• **Work instructions**
Below this line are records; write out exactly the lines from the one containing "Write a Python" through the one containing "capsize=0, zorder=3)", with the pictures left out.

== == ==

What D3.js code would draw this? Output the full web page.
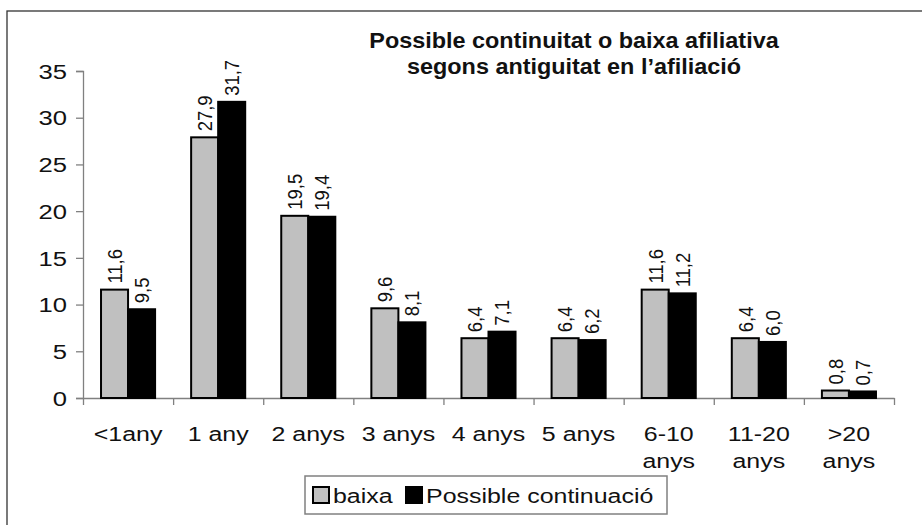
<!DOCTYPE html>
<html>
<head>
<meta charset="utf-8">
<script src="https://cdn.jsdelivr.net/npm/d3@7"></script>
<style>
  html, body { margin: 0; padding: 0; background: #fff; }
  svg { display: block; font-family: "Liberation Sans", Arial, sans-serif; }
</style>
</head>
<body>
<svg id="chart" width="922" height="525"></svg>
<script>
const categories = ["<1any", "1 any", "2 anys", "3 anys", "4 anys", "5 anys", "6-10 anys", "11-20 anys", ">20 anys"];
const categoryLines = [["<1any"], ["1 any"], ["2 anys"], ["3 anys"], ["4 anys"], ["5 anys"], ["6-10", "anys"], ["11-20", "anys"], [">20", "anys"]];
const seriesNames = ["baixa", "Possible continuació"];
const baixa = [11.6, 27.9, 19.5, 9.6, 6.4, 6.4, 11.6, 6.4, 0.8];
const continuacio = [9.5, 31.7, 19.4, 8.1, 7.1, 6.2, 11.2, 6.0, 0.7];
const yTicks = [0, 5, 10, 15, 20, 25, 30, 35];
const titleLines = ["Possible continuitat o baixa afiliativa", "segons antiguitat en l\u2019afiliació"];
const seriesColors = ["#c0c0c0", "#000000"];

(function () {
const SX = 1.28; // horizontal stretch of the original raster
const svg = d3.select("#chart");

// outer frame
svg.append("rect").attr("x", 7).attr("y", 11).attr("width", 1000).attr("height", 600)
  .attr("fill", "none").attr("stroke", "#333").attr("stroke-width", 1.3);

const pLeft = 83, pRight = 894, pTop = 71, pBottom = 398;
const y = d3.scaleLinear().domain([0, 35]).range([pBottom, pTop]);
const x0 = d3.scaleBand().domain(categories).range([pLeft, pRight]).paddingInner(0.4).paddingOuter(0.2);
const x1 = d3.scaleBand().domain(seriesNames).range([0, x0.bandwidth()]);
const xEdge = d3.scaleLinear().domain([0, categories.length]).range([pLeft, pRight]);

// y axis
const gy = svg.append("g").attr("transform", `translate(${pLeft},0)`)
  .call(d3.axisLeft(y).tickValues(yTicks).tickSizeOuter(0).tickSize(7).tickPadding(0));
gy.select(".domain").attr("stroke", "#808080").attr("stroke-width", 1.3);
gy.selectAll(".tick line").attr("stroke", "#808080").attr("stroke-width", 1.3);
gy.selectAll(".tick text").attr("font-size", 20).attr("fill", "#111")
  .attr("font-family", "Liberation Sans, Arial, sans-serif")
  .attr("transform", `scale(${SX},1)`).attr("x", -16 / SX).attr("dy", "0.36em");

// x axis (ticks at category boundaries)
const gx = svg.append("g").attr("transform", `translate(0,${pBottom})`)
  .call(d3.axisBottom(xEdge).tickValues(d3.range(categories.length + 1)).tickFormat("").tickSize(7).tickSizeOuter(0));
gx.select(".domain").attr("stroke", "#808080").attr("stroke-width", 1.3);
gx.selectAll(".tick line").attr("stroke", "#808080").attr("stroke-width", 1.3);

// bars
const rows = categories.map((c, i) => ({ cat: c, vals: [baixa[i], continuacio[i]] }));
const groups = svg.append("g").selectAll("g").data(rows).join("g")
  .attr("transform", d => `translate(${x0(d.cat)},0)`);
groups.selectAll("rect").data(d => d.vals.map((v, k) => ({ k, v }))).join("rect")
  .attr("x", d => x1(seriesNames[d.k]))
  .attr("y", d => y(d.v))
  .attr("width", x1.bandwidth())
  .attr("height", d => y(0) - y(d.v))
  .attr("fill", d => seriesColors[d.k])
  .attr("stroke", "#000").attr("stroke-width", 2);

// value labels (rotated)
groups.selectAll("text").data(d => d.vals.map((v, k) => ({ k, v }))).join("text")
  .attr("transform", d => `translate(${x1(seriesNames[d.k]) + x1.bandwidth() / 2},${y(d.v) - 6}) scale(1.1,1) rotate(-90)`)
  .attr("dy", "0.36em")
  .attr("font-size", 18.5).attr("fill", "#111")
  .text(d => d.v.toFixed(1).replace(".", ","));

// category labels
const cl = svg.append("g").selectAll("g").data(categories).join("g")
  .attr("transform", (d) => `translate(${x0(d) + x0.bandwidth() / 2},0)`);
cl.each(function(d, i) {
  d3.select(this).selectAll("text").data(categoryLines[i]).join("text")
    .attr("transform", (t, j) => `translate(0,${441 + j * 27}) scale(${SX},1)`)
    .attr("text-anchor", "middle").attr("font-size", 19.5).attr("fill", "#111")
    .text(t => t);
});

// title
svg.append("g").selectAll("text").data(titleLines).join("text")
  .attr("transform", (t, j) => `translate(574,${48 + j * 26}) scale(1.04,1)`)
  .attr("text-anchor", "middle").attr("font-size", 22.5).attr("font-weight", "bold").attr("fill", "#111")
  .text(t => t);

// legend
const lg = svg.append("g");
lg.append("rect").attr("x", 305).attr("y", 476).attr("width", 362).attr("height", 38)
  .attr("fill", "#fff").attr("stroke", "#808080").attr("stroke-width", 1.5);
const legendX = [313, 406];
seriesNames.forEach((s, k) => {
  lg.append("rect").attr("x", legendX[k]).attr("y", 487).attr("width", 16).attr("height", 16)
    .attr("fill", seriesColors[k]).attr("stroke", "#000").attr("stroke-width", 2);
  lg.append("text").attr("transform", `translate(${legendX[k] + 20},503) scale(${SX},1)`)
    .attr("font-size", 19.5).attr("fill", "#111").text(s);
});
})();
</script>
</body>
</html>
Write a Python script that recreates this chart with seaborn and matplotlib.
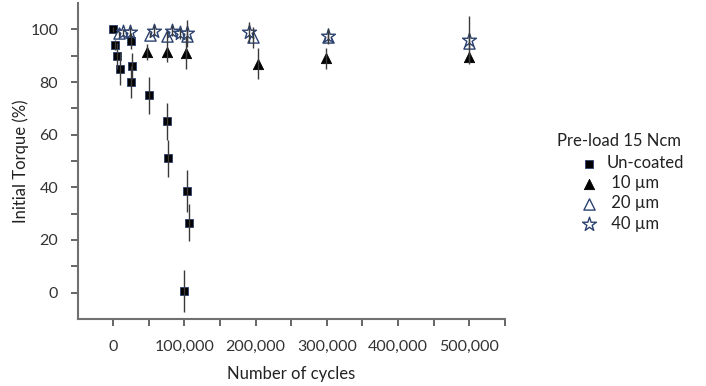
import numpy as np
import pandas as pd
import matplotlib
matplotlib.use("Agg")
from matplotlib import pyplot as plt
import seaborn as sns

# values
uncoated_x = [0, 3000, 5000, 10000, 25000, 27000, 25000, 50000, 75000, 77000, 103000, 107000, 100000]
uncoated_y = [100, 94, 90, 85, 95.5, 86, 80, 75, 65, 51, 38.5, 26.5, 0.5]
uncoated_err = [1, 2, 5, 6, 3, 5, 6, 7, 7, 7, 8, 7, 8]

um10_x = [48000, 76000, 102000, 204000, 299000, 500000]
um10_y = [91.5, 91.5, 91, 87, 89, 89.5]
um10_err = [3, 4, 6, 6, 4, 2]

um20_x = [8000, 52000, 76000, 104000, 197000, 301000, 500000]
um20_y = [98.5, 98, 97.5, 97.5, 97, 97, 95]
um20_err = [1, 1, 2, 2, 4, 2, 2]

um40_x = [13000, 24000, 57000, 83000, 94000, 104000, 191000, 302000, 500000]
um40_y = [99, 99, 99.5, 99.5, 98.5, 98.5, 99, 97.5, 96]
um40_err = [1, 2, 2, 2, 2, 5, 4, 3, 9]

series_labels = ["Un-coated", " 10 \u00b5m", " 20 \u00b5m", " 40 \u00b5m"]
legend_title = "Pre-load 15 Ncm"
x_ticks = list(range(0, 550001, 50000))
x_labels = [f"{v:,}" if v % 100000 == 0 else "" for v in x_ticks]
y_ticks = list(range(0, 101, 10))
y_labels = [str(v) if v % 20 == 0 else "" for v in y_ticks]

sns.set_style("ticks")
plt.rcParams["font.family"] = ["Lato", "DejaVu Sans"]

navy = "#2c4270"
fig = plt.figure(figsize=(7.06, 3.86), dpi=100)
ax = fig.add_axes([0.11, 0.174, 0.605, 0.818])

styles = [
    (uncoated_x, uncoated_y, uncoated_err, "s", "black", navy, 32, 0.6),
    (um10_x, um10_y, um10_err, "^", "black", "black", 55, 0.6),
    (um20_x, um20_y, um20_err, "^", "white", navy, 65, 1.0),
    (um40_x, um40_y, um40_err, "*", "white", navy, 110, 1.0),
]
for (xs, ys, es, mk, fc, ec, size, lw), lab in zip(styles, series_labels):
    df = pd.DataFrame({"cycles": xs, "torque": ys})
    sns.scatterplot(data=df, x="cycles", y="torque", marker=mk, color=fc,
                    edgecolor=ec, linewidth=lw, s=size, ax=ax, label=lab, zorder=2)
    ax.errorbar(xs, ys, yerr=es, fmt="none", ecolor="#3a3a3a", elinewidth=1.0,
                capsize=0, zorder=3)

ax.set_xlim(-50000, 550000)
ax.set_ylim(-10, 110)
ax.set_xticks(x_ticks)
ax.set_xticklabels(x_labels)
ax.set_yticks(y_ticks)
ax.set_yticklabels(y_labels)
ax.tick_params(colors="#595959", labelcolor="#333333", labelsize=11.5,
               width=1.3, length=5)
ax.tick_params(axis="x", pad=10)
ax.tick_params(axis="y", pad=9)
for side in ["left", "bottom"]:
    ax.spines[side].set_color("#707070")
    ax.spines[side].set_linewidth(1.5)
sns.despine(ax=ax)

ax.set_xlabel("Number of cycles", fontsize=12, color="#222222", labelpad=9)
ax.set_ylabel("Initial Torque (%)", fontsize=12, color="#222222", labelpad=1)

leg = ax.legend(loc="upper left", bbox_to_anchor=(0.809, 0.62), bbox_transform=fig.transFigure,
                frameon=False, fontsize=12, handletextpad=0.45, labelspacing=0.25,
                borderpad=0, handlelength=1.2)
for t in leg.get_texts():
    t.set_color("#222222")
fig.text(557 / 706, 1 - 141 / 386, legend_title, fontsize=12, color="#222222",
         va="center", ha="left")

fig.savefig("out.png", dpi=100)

== == ==

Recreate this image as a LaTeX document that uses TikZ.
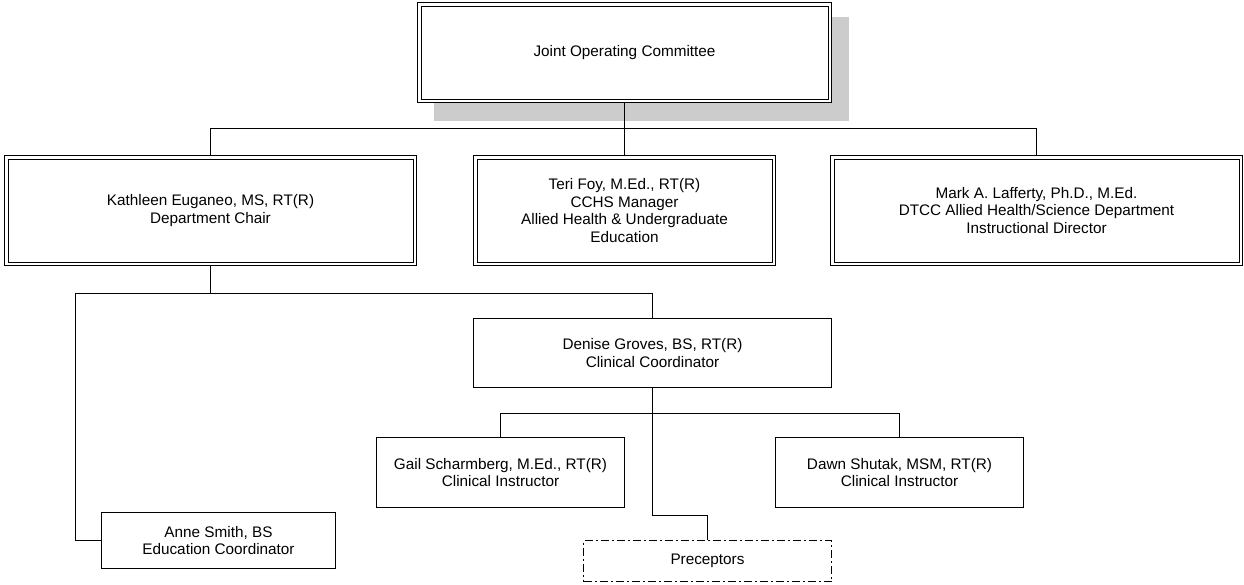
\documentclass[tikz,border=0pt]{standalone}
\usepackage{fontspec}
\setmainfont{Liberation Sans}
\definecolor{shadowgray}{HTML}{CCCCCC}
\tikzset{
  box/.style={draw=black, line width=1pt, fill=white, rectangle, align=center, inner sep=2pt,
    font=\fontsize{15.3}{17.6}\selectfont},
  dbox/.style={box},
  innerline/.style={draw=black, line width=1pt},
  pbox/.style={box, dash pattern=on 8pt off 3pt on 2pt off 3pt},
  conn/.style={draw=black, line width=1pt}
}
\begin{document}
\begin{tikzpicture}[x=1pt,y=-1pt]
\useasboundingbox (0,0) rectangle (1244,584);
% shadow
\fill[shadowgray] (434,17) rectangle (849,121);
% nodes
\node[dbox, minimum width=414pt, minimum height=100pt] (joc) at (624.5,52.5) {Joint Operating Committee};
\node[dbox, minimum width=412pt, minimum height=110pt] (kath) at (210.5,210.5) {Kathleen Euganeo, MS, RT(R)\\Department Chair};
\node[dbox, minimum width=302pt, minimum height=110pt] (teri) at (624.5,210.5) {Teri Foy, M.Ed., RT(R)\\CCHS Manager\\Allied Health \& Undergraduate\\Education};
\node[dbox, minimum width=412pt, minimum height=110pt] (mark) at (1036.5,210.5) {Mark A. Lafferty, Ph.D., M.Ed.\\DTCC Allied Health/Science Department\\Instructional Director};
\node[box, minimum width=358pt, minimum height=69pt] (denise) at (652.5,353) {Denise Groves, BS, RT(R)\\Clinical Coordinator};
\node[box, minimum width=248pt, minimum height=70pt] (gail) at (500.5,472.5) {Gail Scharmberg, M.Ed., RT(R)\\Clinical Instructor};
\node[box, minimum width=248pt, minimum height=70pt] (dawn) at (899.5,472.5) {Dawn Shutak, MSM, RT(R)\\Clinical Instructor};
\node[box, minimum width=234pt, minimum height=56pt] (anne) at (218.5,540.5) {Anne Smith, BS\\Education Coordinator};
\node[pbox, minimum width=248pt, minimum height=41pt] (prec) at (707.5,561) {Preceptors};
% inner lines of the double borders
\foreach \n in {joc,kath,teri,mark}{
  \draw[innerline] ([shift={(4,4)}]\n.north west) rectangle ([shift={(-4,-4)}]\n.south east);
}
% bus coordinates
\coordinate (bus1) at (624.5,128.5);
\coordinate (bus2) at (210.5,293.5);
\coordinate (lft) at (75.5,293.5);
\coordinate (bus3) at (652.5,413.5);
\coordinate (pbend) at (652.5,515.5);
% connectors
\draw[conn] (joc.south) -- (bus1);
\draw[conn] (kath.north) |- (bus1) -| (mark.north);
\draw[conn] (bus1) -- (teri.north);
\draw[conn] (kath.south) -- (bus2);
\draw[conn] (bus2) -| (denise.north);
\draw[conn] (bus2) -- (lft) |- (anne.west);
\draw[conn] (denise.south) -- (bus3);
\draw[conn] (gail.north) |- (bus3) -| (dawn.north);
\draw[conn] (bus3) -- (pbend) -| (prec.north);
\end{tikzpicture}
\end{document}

== == ==

• **Output below**
Write a Python script that recreates this chart with seaborn and matplotlib.
import numpy as np
import pandas as pd
import matplotlib
matplotlib.use("Agg")
from matplotlib import pyplot as plt
import seaborn as sns

# values
uncoated_x = [0, 3000, 5000, 10000, 25000, 27000, 25000, 50000, 75000, 77000, 103000, 107000, 100000]
uncoated_y = [100, 94, 90, 85, 95.5, 86, 80, 75, 65, 51, 38.5, 26.5, 0.5]
uncoated_err = [1, 2, 5, 6, 3, 5, 6, 7, 7, 7, 8, 7, 8]

um10_x = [48000, 76000, 102000, 204000, 299000, 500000]
um10_y = [91.5, 91.5, 91, 87, 89, 89.5]
um10_err = [3, 4, 6, 6, 4, 2]

um20_x = [8000, 52000, 76000, 104000, 197000, 301000, 500000]
um20_y = [98.5, 98, 97.5, 97.5, 97, 97, 95]
um20_err = [1, 1, 2, 2, 4, 2, 2]

um40_x = [13000, 24000, 57000, 83000, 94000, 104000, 191000, 302000, 500000]
um40_y = [99, 99, 99.5, 99.5, 98.5, 98.5, 99, 97.5, 96]
um40_err = [1, 2, 2, 2, 2, 5, 4, 3, 9]

series_labels = ["Un-coated", " 10 \u00b5m", " 20 \u00b5m", " 40 \u00b5m"]
legend_title = "Pre-load 15 Ncm"
x_ticks = list(range(0, 550001, 50000))
x_labels = [f"{v:,}" if v % 100000 == 0 else "" for v in x_ticks]
y_ticks = list(range(0, 101, 10))
y_labels = [str(v) if v % 20 == 0 else "" for v in y_ticks]

sns.set_style("ticks")
plt.rcParams["font.family"] = ["Lato", "DejaVu Sans"]

navy = "#2c4270"
fig = plt.figure(figsize=(7.06, 3.86), dpi=100)
ax = fig.add_axes([0.11, 0.174, 0.605, 0.818])

styles = [
    (uncoated_x, uncoated_y, uncoated_err, "s", "black", navy, 32, 0.6),
    (um10_x, um10_y, um10_err, "^", "black", "black", 55, 0.6),
    (um20_x, um20_y, um20_err, "^", "white", navy, 65, 1.0),
    (um40_x, um40_y, um40_err, "*", "white", navy, 110, 1.0),
]
for (xs, ys, es, mk, fc, ec, size, lw), lab in zip(styles, series_labels):
    df = pd.DataFrame({"cycles": xs, "torque": ys})
    sns.scatterplot(data=df, x="cycles", y="torque", marker=mk, color=fc,
                    edgecolor=ec, linewidth=lw, s=size, ax=ax, label=lab, zorder=2)
    ax.errorbar(xs, ys, yerr=es, fmt="none", ecolor="#3a3a3a", elinewidth=1.0,
                capsize=0, zorder=3)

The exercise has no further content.